In the wake of the Madoff debacle, there are loud calls to reform the Securities and Exchange Commission, including from the president-elect. Under both Clinton and Bush, that supposed watchdog agency ignored repeated and graphic warnings of Madoff’s Ponzi scheme as studiously as Bush ignored Al Qaeda’s threats during the summer of 2001.

But fixing that one agency is no panacea. All the talk about restoring “confidence” and “faith” in capitalism will be worthless if we still can’t see what’s going on in the counting rooms. In his role as chairman of the Federal Reserve Bank of New York, Timothy Geithner, Barack Obama’s nominee for Treasury secretary, has been at the center of the action in the bailout’s black box, including the still-murky and conflicting actions (and nonactions) taken with Lehman and A.I.G. His confirmation hearings demand questions every bit as tough as those that were lobbed at the executives from Detroit’s Big Three.

On Friday, Geithner’s partner in bailout management, Paulson, asked Congress to give the Treasury the second half of the $700 billion bailout stash. But without transparency and accountability in Washington’s black box, as well as Wall Street’s, there will continue to be no trust in the system, no matter how many cops the S.E.C. puts on the beat...


I keep hearing the Oborg say that things won't change until there is Trust, Hope, and Unity, and Bipartisanship again.

I think they have it exactly backwards.

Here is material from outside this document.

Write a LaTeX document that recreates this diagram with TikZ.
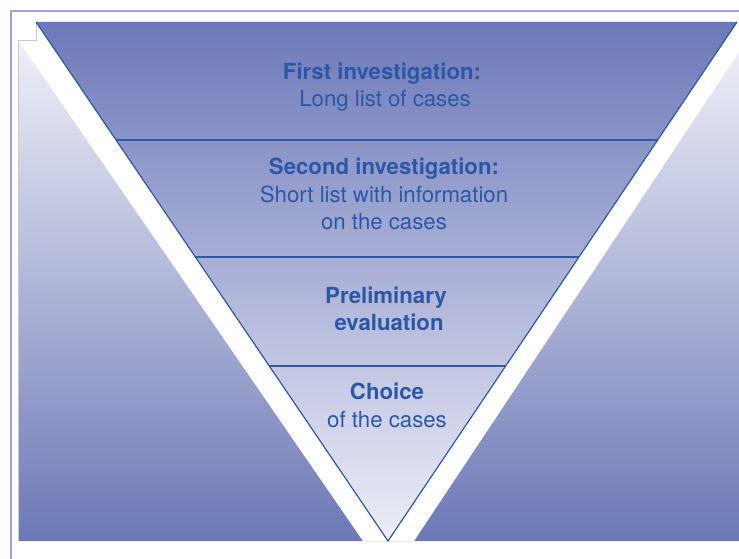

The Administration has to provide good paying jobs doing public works to repair our infrastructure, develop renewable energy resources, and advance environmentally friendly peacetime technology if it wants to rescue the economy and create the Trust, Hope, and Unity again.

As long as there are Partisans looking to steal the farm there should be no Bipartisanship.

A feeling of Trust, Hope, and Unity without cause is what the cattle have on the way to the slaughterhouse.